Now that I have your attention, here's just a quick note because I'm supposed to be studying for a math test that happens in, oh, 9ish hours.
Heh.
First off- work is going well, and I've got a preliminary timetable for Fall semester... 6 courses, but one of them I've got a head start on since it's Japanese and I took a little Japanese course in High School. And History is only on one night, so it's really like 5.25 courses. Both workplaces slow down in September, which is excellent. More time, yay! Sort of. Of course, then there's 5.25 courses at school. Tuesday night and Thursday morning have a school schedule such that neither job can fit in a shift, so I guess I'll take that time as "me" time. Or....
Time to finish writing There Must Be Something in the Water!!!
Yes, now I get on to that FREE headline.
There Must Be Something in the Water is, for those who haven't devotedly followed my space on the internets (don't blame you if you don't!), a FREE anthology of short stories that will be published on Smashwords and also made available for download on this blog. Somehow.
I've set a deadline for myself.... November. Nice and italicized for obvious importance. I can't ignore it now that I've italicized it!
I aim to have it around 40, 000 words.
Stories it will have in it:
- A Cat and a Meese
- A Different Kind of Magic
- Junkyard Unicorn
- Down Came the Moon
Stories it may have in it:
- Lacewing
- Wrong Bus
- Up Came the Sun
- She Stole My Heart
There are more stories, but I have to get back to studying.

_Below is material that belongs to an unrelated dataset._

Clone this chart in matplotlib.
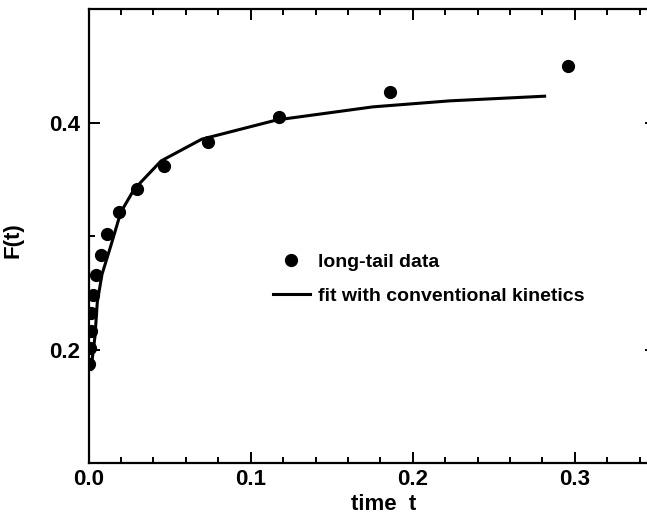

Till next time! I'll leave you with a bit of Kitty, rough and unedited.
- - - -
She was distracting him, and not in the way he usually found women distracting. That wasn't to say she wasn't hot- she was. It’s just that the little ball of electricity she was building between her hands in the passenger’s seat made him a tad nervous, and he hated to admit it. He kept telling himself that, as a guardian, she must have mastered the element. Except, said a niggling little annoying thought, the trickster temple, on principle and, from what he knew of Kitty, by apparent birth, never was stable. She certainly flaunted that trait to the extreme.
The hairs on the back of his arms waved to the static.
“Kitty,” he said, and he gripped the wheel tighter when the light flickered.
“Yeah?”
“Put it out,” he said, and he hoped she wouldn’t think it an order.
“‘Kay,” she said.
He relaxed a little as the atmosphere changed, but then realized it’d just gotten brighter. He could hear it hiss. The colour faded from his knuckles when he heard a small giggle.
To his credit, he didn’t swerve when she threw it out the windshield.